The necessary, even noble, cause of protecting voter rights tends to rush by former prisoners. Fortunately, U.S. Attorney General Eric Holder is with the program. He calls out the counterproductive stupidity of permanent disenfranchisement of those who have served their sentences.
Yet in 11 states, even after release, with no probation or parole, former inmates are permanently barred from that most basic rite and right of democracy, casting ballots in elections. Those states are not all Southern, the stupidity spreads through the plains and Southwest. Even allegedly enlightened MA denies prisoners the vote.
Many people will think and even say, “Serve’s ’em right.” Honk. Wrong answer.
As Holder pointed out last week in a speech on justice reform, former prisoners denied real re-entry into society are three times (33% v. 11%) more likely to re-offend, harm society and return to prison. I recall decades ago interviewing the commissioner of corrections in South Carolina, the actually enlightened William D. Leeke. He said it best and plainly, that people are sent to prison as punishment, not for punishment. The loss of liberty is the penalty.

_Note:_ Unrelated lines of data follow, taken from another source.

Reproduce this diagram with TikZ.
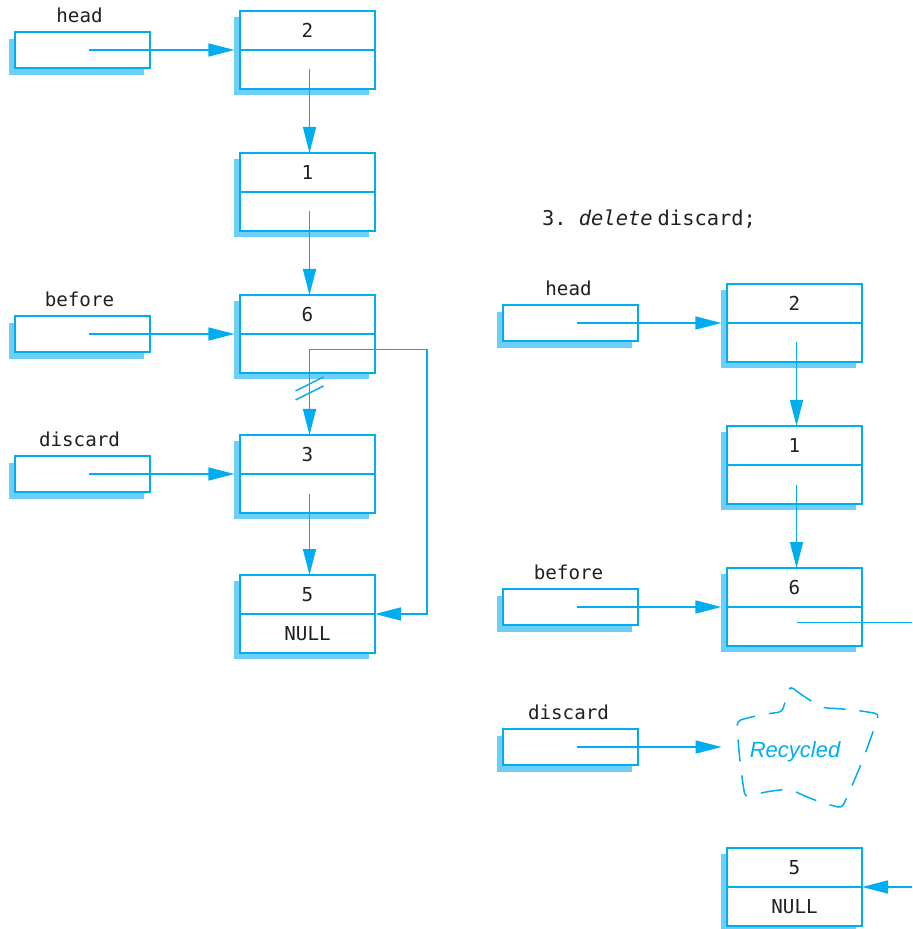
\documentclass[tikz,border=0pt]{standalone}
\usepackage{fontspec}
\setmainfont{Liberation Sans}
\setmonofont{DejaVu Sans Mono}
\usetikzlibrary{arrows.meta, positioning, shadows}
\definecolor{linkblue}{HTML}{00AEEF}
\definecolor{shadeblue}{HTML}{6DCFF6}
\definecolor{inkgray}{HTML}{231F20}
\tikzset{
  cell/.style={
    rectangle,
    draw=linkblue,
    fill=white,
    line width=0.75pt,
    minimum width=67.5pt,
    minimum height=19.5pt,
    inner sep=0pt,
    outer sep=0pt,
    text=inkgray,
    font=\ttfamily\fontsize{9.6}{11}\selectfont,
    drop shadow={shadow xshift=-2.8pt, shadow yshift=-3pt, fill=shadeblue, opacity=1}
  },
  ptr/.style={
    rectangle,
    draw=linkblue,
    fill=white,
    line width=0.75pt,
    minimum width=67.5pt,
    minimum height=18pt,
    inner sep=0pt,
    outer sep=0pt,
    drop shadow={shadow xshift=-2.8pt, shadow yshift=-3.5pt, fill=shadeblue, opacity=1}
  },
  ptrlabel/.style={
    text=inkgray,
    inner sep=1pt,
    font=\ttfamily\fontsize{9.6}{11}\selectfont
  },
  link/.style={-{Triangle[length=13pt, width=6.5pt]}, draw=linkblue, line width=0.75pt},
  wire/.style={draw=linkblue, line width=0.75pt},
  cloudline/.style={draw=linkblue, line width=0.75pt, dash pattern=on 11pt off 7pt, rounded corners=2pt}
}
\begin{document}
\begin{tikzpicture}[x=0.5pt, y=-0.5pt]
  \useasboundingbox (0,0) rectangle (912,929);
  \coordinate (edge) at (912,0);

  % left list
  \node[cell] (n2) at (307.5,30.5) {2};
  \node[cell, below=0pt of n2] (n2b) {};
  \node[cell, below=32pt of n2b] (n1) {1};
  \node[cell, below=0pt of n1] (n1b) {};
  \node[cell, below=32pt of n1b] (n6) {6};
  \node[cell, below=0pt of n6] (n6b) {};
  \node[cell, below=31pt of n6b] (n3) {3};
  \node[cell, below=0pt of n3] (n3b) {};
  \node[cell, below=31pt of n3b] (n5) {5};
  \node[cell, below=0pt of n5] (n5b) {NULL};

  \node[ptr, left=45pt of n2.south west] (headp) {};
  \node[ptr, left=45pt of n6.south west] (beforep) {};
  \node[ptr, left=45pt of n3.south west] (discardp) {};
  \node[ptrlabel, above=3.5pt of headp, xshift=-1.5pt] {head};
  \node[ptrlabel, above=3.5pt of beforep, xshift=-1.5pt] {before};
  \node[ptrlabel, above=3.5pt of discardp, xshift=-1.5pt] {discard};

  \draw[link] ([xshift=3pt]headp.center) -- ([xshift=-2.8pt]n2.south west);
  \draw[link] ([xshift=3pt]beforep.center) -- ([xshift=-2.8pt]n6.south west);
  \draw[link] ([xshift=3pt]discardp.center) -- ([xshift=-2.8pt]n3.south west);
  \draw[link] ([xshift=1pt]n2b.center) -- ([xshift=1pt]n2b.center |- n1.north);
  \draw[link] ([xshift=1pt]n1b.center) -- ([xshift=1pt]n1b.center |- n6.north);
  \draw[link] ([shift={(1pt,2pt)}]n6b.center) -- coordinate[pos=0.45] (brk) ([xshift=1pt]n6b.center |- n3.north);
  \draw[link] ([xshift=1pt]n3b.center) -- ([xshift=1pt]n3b.center |- n5.north);
  \draw[link] ([shift={(1pt,2pt)}]n6b.center) -- ++(117.5,0) |- (n5.south east);
  % broken link
  \draw[wire] ([shift={(-14,3)}]brk) -- ++(28,-14);
  \draw[wire] ([shift={(-14,12)}]brk) -- ++(28,-14);

  % right list
  \node[font=\ttfamily\fontsize{10.2}{12}\selectfont, text=inkgray] (step3) at (649,219) {3.~\textit{delete}\hspace{0.25em}discard;};

  \node[cell] (r2) at (794.5,303.5) {2};
  \node[cell, below=0pt of r2] (r2b) {};
  \node[cell, below=32pt of r2b] (r1) {1};
  \node[cell, below=0pt of r1] (r1b) {};
  \node[cell, below=32pt of r1b] (r6) {6};
  \node[cell, below=0pt of r6] (r6b) {};
  \node[cell, below=101pt of r6b] (r5) {5};
  \node[cell, below=0pt of r5] (r5b) {NULL};

  \node[ptr, left=44.5pt of r2.south west] (rheadp) {};
  \node[ptr, left=44.5pt of r6.south west] (rbeforep) {};
  \node[ptr] (rdiscardp) at (rbeforep |- 0,747) {};
  \node[ptrlabel, above=3.5pt of rheadp, xshift=-1pt] {head};
  \node[ptrlabel, above=3.5pt of rbeforep, xshift=-1pt] {before};
  \node[ptrlabel, above=3.5pt of rdiscardp, xshift=-1pt] {discard};

  \node[text=linkblue, font=\itshape\fontsize{11}{12}\selectfont, minimum width=73pt, inner sep=0pt] (recyc) at (795,752) {Recycled};
  \draw[cloudline] (790,686) to[bend right=5] (824,708) to[bend left=4] (879,714)
    to[bend left=3] (842,808) to[bend left=6] (790,789) to[bend right=5] (745,797)
    to[bend left=3] (737,721) to[bend left=5] (782,712) -- cycle;

  \draw[link] ([xshift=3pt]rheadp.center) -- ([xshift=-2.8pt]r2.south west);
  \draw[link] ([xshift=3pt]rbeforep.center) -- ([xshift=-2.8pt]r6.south west);
  \draw[link] ([xshift=3pt]rdiscardp.center) -- (rdiscardp.center -| recyc.west);
  \draw[link] ([xshift=1pt]r2b.center) -- ([xshift=1pt]r2b.center |- r1.north);
  \draw[link] ([xshift=1pt]r1b.center) -- ([xshift=1pt]r1b.center |- r6.north);
  \draw[wire] ([shift={(1pt,2pt)}]r6b.center) -- ([yshift=2pt]r6b.center -| edge);
  \draw[link] (r5.south east -| edge) -- (r5.south east);
\end{tikzpicture}
\end{document}
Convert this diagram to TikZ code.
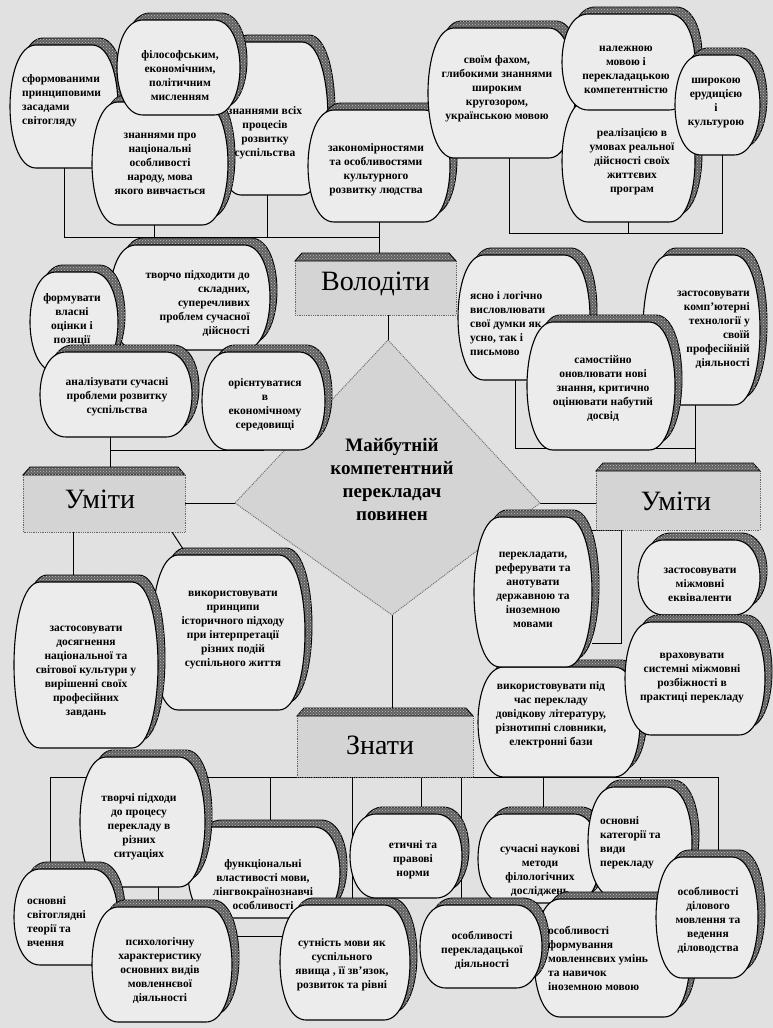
\documentclass[tikz,border=0pt]{standalone}
\usepackage{fontspec}
\setmainfont{Liberation Serif}
\usetikzlibrary{patterns,calc}
\pgfdeclarelayer{paper}
\pgfdeclarelayer{bg}
\pgfsetlayers{paper,bg,main}
\definecolor{paper}{RGB}{225,225,225}
\definecolor{boxfill}{RGB}{236,236,236}
\definecolor{lblfill}{RGB}{212,212,212}
\tikzset{
 bshadow/.style={fill=black!62, draw=black, line width=0.9pt,
   postaction={pattern=crosshatch dots, pattern color=white!75!black}},
 bbody/.style={fill=boxfill, draw=black, line width=1.1pt},
 inv/.style={inner sep=0pt, outer sep=0pt, rectangle},
 btext/.style={font=\bfseries\fontsize{11.5}{14}\selectfont, align=center, inner sep=0pt},
 conn/.style={line width=1pt, draw=black},
 lbltext/.style={font=\fontsize{28}{30}\selectfont, inner sep=0pt},
 lblside/.style={draw=black!60, densely dotted, line width=0.8pt},
 dtext/.style={font=\bfseries\fontsize{19}{23}\selectfont, align=center, inner sep=0pt},
}
\newcommand\brad{26}
\newcommand\barrelshape[5]{%
  \pgfmathsetmacro\bxA{#2+\brad}%
  \pgfmathsetmacro\bxB{#4-\brad}%
  \pgfmathsetmacro\bxC{#4+\brad/3}%
  \pgfmathsetmacro\bxD{#2-\brad/3}%
  \path[#1] (\bxA,#3) -- (\bxB,#3) .. controls (\bxC,#3) and (\bxC,#5) .. (\bxB,#5) -- (\bxA,#5) .. controls (\bxD,#5) and (\bxD,#3) .. (\bxA,#3) -- cycle;%
}
\newcommand\barrel[7][]{%
  \begin{scope}[shift={(7,-7)}]\barrelshape{bshadow}{#3}{#4}{#5}{#6}\end{scope}%
  \barrelshape{bbody}{#3}{#4}{#5}{#6}%
  \node[inv,minimum width={(#5-#3)*1pt},minimum height={(#6-#4)*1pt}] (#2) at ({(#3+#5)/2},{(#4+#6)/2}) {};%
  \node[btext,#1] at (#2.center) {#7};%
}
\newcommand\lbl[7][]{%
  \fill[lblfill] (#3,{#4+6}) rectangle (#5,#6);%
  \draw[lblside] (#3,{#4+8}) -- (#3,#6) -- (#5,#6) -- (#5,{#4+8});%
  \filldraw[bshadow] (#3,{#4+8}) -- ({#3+7},#4) -- ({#5-7},#4) -- (#5,{#4+8}) -- cycle;%
  \node[inv,minimum width={(#5-#3)*1pt},minimum height={(#6-#4)*1pt}] (#2) at ({(#3+#5)/2},{(#4+#6)/2}) {};%
  \node[lbltext,#1] at (#2.center) {#7};%
}
\begin{document}
\begin{tikzpicture}[x=1pt,y=-1pt]
\begin{pgfonlayer}{paper}
\fill[paper] (0,0) rectangle (773,1028);
\end{pgfonlayer}
\useasboundingbox (0,0) rectangle (773,1028);

% central diamond
\coordinate (dT) at (388,340);
\coordinate (dR) at (540,503);
\coordinate (dB) at (392,615);
\coordinate (dL) at (235,503);
\fill[lblfill] (dT) -- (dR) -- (dB) -- (dL) -- cycle;
\draw[black!55, densely dotted, line width=1pt] (dT) -- (dR) -- (dB) -- (dL) -- cycle;
\node[dtext] (dia) at (392,479) {Майбутній\\компетентний\\перекладач\\повинен};

% top-left group
\barrel[anchor=west,align=left,xshift=-42pt,yshift=5.5pt]{A}{10}{45}{118}{168}{сформованими\\принциповими\\засадами\\світогляду}
\barrel[xshift=-6.5pt,yshift=-14.5pt]{D}{215}{42}{328}{195}{знаннями всіх\\процесів\\розвитку\\суспільства}
\barrel[xshift=-3pt,yshift=-4pt]{E}{308}{110}{450}{222}{закономірностями\\та особливостями\\культурного\\розвитку людства}
\barrel{C}{92}{102}{228}{225}{знаннями про\\національні\\особливості\\народу, мова\\якого вивчається}
\barrel[xshift=1.5pt,yshift=-8.5pt]{B}{117}{20}{240}{115}{філософським,\\економічним,\\політичним\\мисленням}

% top-right group
\barrel[xshift=-4.5pt,yshift=4pt]{F}{428}{28}{575}{158}{своїм фахом,\\глибокими знаннями\\широким\\кругозором,\\українською мовою}
\barrel[xshift=3.5pt,yshift=-1pt]{I}{562}{100}{695}{222}{реалізацією в\\умовах реальної\\дійсності своїх\\життєвих\\програм}
\barrel[xshift=-2.5pt,yshift=-8pt]{G}{562}{14}{695}{110}{належною\\мовою і\\перекладацькою\\компетентністю}
\barrel[xshift=-1.5pt,yshift=2pt]{H}{675}{55}{760}{155}{широкою\\ерудицією\\і\\культурою}

% middle-left group
\barrel[anchor=east,align=right,xshift=60pt,yshift=-6.5pt]{J}{110}{245}{270}{350}{творчо підходити до\\складних,\\суперечливих\\проблем сучасної\\дійсності}
\barrel[xshift=-2pt,yshift=2pt]{K}{30}{272}{118}{372}{формувати\\власні\\оцінки і\\позиції}
\barrel[xshift=1pt,yshift=-2.5pt]{L}{40}{352}{192}{437}{аналізувати сучасні\\проблеми розвитку\\суспільства}
\barrel[xshift=1.5pt,yshift=-4pt]{M}{202}{352}{325}{450}{орієнтуватися\\в\\економічному\\середовищі}

% middle-right group
\barrel[anchor=west,align=left,xshift=-54pt,yshift=-6.5pt]{Q}{458}{255}{590}{380}{ясно і логічно\\висловлювати\\свої думки як\\усно, так і\\письмово}
\barrel[anchor=east,align=right,xshift=48.5pt]{R}{643}{255}{760}{405}{застосовувати\\комп’ютерні\\технології у\\своїй\\професійній\\діяльності}
\barrel[xshift=2pt,yshift=-3pt]{S}{527}{322}{675}{450}{самостійно\\оновлювати нові\\знання, критично\\оцінювати набутий\\досвід}

% lower-left group
\barrel[xshift=4.5pt,yshift=2.5pt]{P}{152}{555}{305}{710}{використовувати\\принципи\\історичного підходу\\при інтерпретації\\різних подій\\суспільного життя}
\barrel[yshift=-7pt]{O}{14}{582}{158}{748}{застосовувати\\досягнення\\національної та\\світової культури у\\вирішенні своїх\\професійних\\завдань}

% lower-right group
\barrel[xshift=-8pt,yshift=7pt]{X}{478}{667}{640}{777}{використовувати під\\час перекладу\\довідкову літературу,\\різнотипні словники,\\електронні бази}
\barrel[yshift=2pt]{U}{474}{517}{592}{667}{перекладати,\\реферувати та\\анотувати\\державною та\\іноземною\\мовами}
\barrel[xshift=1pt,yshift=-7.5pt]{V}{638}{540}{760}{615}{застосовувати\\міжмовні\\еквіваленти}
\barrel[xshift=-3pt]{W}{625}{622}{765}{735}{враховувати\\системні міжмовні\\розбіжності в\\практиці перекладу}

% bottom group
\barrel[xshift=-1pt,yshift=-12.5pt]{AA}{188}{827}{340}{918}{функціональні\\властивості мови,\\лінгвокраїнознавчі\\особливості}
\barrel[xshift=-3.5pt,yshift=-5pt]{Y}{80}{757}{205}{887}{творчі підходи\\до процесу\\перекладу в\\різних\\ситуаціях}
\barrel[anchor=west,align=left,xshift=-39pt,yshift=-5pt]{Z}{14}{869}{118}{965}{основні\\світоглядні\\теорії та\\вчення}
\barrel[xshift=-2pt,yshift=-6pt]{AB}{92}{907}{232}{1022}{психологічну\\характеристику\\основних видів\\мовленнєвої\\діяльності}
\barrel[xshift=-3pt,yshift=-2.5pt]{AC}{280}{905}{410}{1020}{сутність мови як\\суспільного\\явища , її зв’язок,\\розвиток та рівні}
\barrel[xshift=7pt,yshift=-4pt]{AD}{350}{814}{462}{898}{етичні та\\правові\\норми}
\barrel[xshift=1pt,yshift=-11.5pt]{AE}{478}{814}{600}{903}{сучасні наукові\\методи\\філологічних\\досліджень}
\barrel[anchor=west,align=left,xshift=-40pt,yshift=-1pt]{AF}{588}{787}{692}{897}{основні\\категорії та\\види\\перекладу}
\barrel[anchor=west,align=left,xshift=-64pt]{AI}{534}{899}{690}{1017}{особливості\\формування\\мовленнєвих умінь\\та навичок\\іноземною мовою}
\barrel[xshift=1pt,yshift=-3.5pt]{AH}{420}{905}{542}{988}{особливості\\перекладацької\\діяльності}
\barrel[xshift=1pt,yshift=-2.5pt]{AG}{656}{857}{758}{978}{особливості\\ділового\\мовлення та\\ведення\\діловодства}

% label boxes
\lbl{Vol}{295}{253}{456}{315}{Володіти}
\lbl[xshift=-4pt]{UmL}{23}{467}{185}{532}{Уміти}
\lbl[yshift=-5pt,xshift=-2pt]{UmR}{596}{463}{760}{530}{Уміти}
\lbl[xshift=-5pt,yshift=-3pt]{Zn}{297}{708}{473}{777}{Знати}

% connectors
\begin{pgfonlayer}{bg}
\coordinate (bl) at (0,237);
\coordinate (br) at (0,233);
\coordinate (bb) at (0,777);
\coordinate (bq) at (0,448);
\coordinate (tc) at (0,643);
\coordinate (pA) at (A.south);
\coordinate (pC) at ([xshift=-6pt]C.south);
\coordinate (pD) at ([xshift=-4pt]D.south);
\coordinate (pE) at (E.south);
\draw[conn] (pA) -- (pA |- bl) -- (pE |- bl);
\draw[conn] (pC) -- (pC |- bl);
\draw[conn] (pD) -- (pD |- bl);
\draw[conn] (pE) -- (pE |- Vol.north);
\coordinate (pF) at ([xshift=8pt]F.south);
\coordinate (pH) at ([xshift=5pt]H.south);
\draw[conn] (pF) -- (pF |- br) -- (pH |- br) -- (pH);
\draw[conn] (I.south) -- (I.south |- br);
\draw[conn] (dT |- Vol.south) -- (dT);
\coordinate (pL) at ([xshift=-6pt]L.south);
\draw[conn] (pL) -- (pL |- UmL.north);
\draw[conn] (pL |- M.south) -- (M.south);
\draw[conn] (UmL.east |- dL) -- (dL);
\coordinate (pQ) at ([xshift=-9pt]Q.south);
\coordinate (pR) at ([xshift=-6.5pt]R.south);
\draw[conn] (pQ) -- (pQ |- bq) -- (pR |- bq);
\draw[conn] (pR) -- (pR |- UmR.north);
\draw[conn] (dR) -- (dR -| UmR.west);
\coordinate (pO) at ([xshift=-31pt]UmL.south);
\draw[conn] (pO) -- (pO |- O.north);
\draw[conn] ([xshift=-13pt]UmL.south east) -- ([xshift=35pt]P.north west);
\draw[conn] (dB) -- (dB |- Zn.north);
\coordinate (tb) at ([xshift=25pt]UmR.south west);
\draw[conn] (U.east |- tb) -- (tb) -- (tb |- tc) -- (U.east |- tc);
\coordinate (qZ) at ([xshift=-16pt]Z.north);
\coordinate (qAA) at ([xshift=6pt]AA.north);
\coordinate (qAC) at ([xshift=7pt]AC.north);
\coordinate (qAD) at ([xshift=15pt]AD.north);
\coordinate (qAH) at ([xshift=-20pt]AH.north);
\coordinate (qAE) at ([xshift=4pt]AE.north);
\coordinate (qAF) at (AF.north);
\coordinate (qAG) at ([xshift=11pt]AG.north);
\draw[conn] (qZ) -- (qZ |- bb) -- (qAG |- bb) -- (qAG);
\foreach \q in {qAA,qAC,qAD,qAH,qAE,qAF} {\draw[conn] (\q) -- (\q |- bb);}
\coordinate (qY) at ([xshift=15.5pt]Y.south);
\draw[conn] (qY) -- (qY |- AB.north);
\coordinate (qB) at ([yshift=28pt]AB.east);
\draw[conn] (qB) -- (qB -| AC.center);
\end{pgfonlayer}
\end{tikzpicture}
\end{document}
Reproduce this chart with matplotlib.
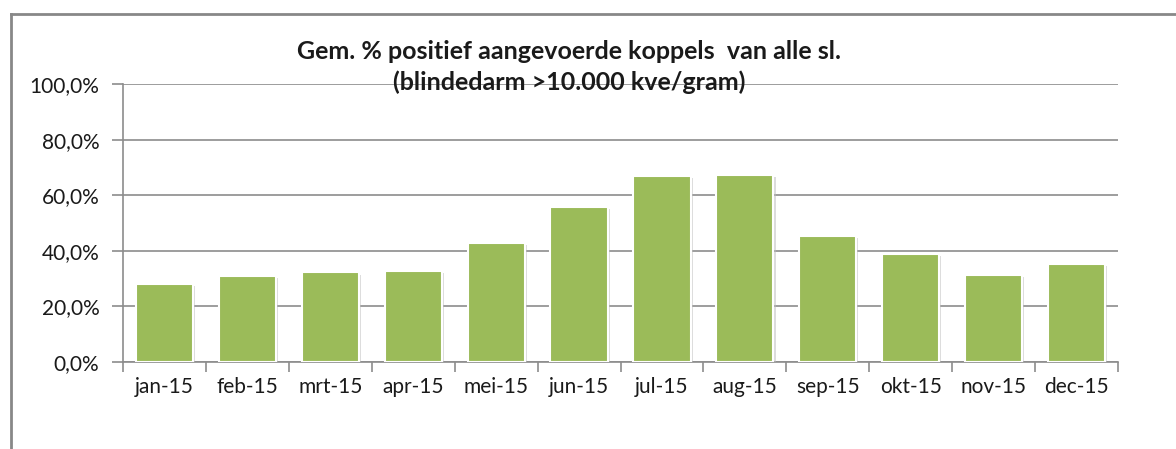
import matplotlib.pyplot as plt
import matplotlib.patheffects as pe
from matplotlib.lines import Line2D
from matplotlib.ticker import FuncFormatter, FixedLocator
import numpy as np

months = ['jan-15', 'feb-15', 'mrt-15', 'apr-15', 'mei-15', 'jun-15',
          'jul-15', 'aug-15', 'sep-15', 'okt-15', 'nov-15', 'dec-15']
pct_positief = [28.1, 31.0, 32.2, 32.7, 42.9, 55.9, 66.8, 67.3, 45.5, 39.0, 31.4, 35.4]

title = 'Gem. % positief aangevoerde koppels  van alle sl.\n(blindedarm >10.000 kve/gram)'

plt.rcParams['font.family'] = ['Lato', 'DejaVu Sans']

fig = plt.figure(figsize=(11.76, 4.49), dpi=100)
ax = fig.add_axes([123 / 1176, 1 - 362 / 449, (1118 - 123) / 1176, (362 - 84) / 449])

x = np.arange(len(months))
vals = np.array(pct_positief) / 100.0
bars = ax.bar(x, vals, width=0.69, color='#9BBB59', edgecolor='white', linewidth=1.5, zorder=3)
for b in bars:
    b.set_path_effects([pe.SimplePatchShadow(offset=(1.5, -1.5), shadow_rgbFace='#bbbbbb', alpha=0.5), pe.Normal()])

ax.set_xlim(-0.5, len(months) - 0.5)
ax.set_ylim(0, 1.0)
ax.set_yticks(np.arange(0, 1.01, 0.2))
ax.yaxis.set_major_formatter(FuncFormatter(lambda v, p: ('%.1f%%' % (v * 100)).replace('.', ',')))
ax.yaxis.grid(True, color='#8c8c8c', linewidth=1.2, zorder=0)
ax.set_axisbelow(True)

ax.set_xticks(x)
ax.set_xticklabels(months)
ax.xaxis.set_minor_locator(FixedLocator(np.arange(-0.5, len(months), 1.0)))
ax.tick_params(axis='x', which='major', length=0, pad=11, labelsize=15, labelcolor='#1a1a1a')
ax.tick_params(axis='x', which='minor', length=7, color='#8c8c8c', width=1.2)
ax.tick_params(axis='y', length=8, color='#8c8c8c', width=1.2, pad=9, labelsize=15, labelcolor='#1a1a1a')

for s in ['top', 'right']:
    ax.spines[s].set_visible(False)
for s in ['left', 'bottom']:
    ax.spines[s].set_color('#8c8c8c')
    ax.spines[s].set_linewidth(1.2)

fig.text(569 / 1176, 1 - 67 / 449, title, ha='center', va='center', fontsize=18,
         fontweight='bold', color='#1a1a1a', linespacing=1.4)

# outer chart border (only left and top edges visible in the crop)
fig.add_artist(Line2D([10.5 / 1176, 10.5 / 1176], [0, 1 - 14 / 449], color='#888888', linewidth=2))
fig.add_artist(Line2D([10.5 / 1176, 1], [1 - 14 / 449, 1 - 14 / 449], color='#888888', linewidth=2))

fig.savefig('out.png', dpi=100)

Today, at Left Ahead, Ryan Adams indulged me on this subject. He noted this is both long-hanging fruit and obvious to-do.
Our 23 minutes on the topic follows:
Yet, this subject gets little interest. Holder, among others, cites the evidence and analysis compiled by the Leadership Conference in its recent A Second Chance Re-Entry Report. Among its findings are that 5.8 million Americans are thus disenfranchised. One of 13 African-American men are, four times the rate of non-African-American men.
A key concept here is that the laws that allow this are perpetually punitive. It should be enough to know that doing this cuts off ex-prisoners from society and encourages their recidivism. Instead, many have some medieval concept or perhaps sense of schadenfreude that once you’ve done something wrong, there is no redemption, no forgiveness.
There’s a feeble attempt to remedy this nationwide through such efforts at the Democracy Restoration Act. Introduced in the U.S. House in June 2011, it is moldering in the Subcommittee on the Constitution. Lackaday, it had a single sponsor, John Conyers Jr. of MI and two co-sponsors, William Macy Clay of MO and Edolphus Towns of NY. Clearly, it goes nowhere until more co-sponsors sign or or a heavy-hitting Rep picks it up.
I’ve asked my guy, Rep. Mike Capuano, to get with this program.
We can hear the states-rights bozos saying the same thing as the anti-marriage-equality folk do with let-each-state do this. Yet we also know that on big issues Congress or the Supremes jump in, as they did with and Voting Rights Act and such.
We are the only democracy that pulls this crazy stuff. We need to knock it off. If you are supposed to pay your debt to society, then we need to clear the ledger.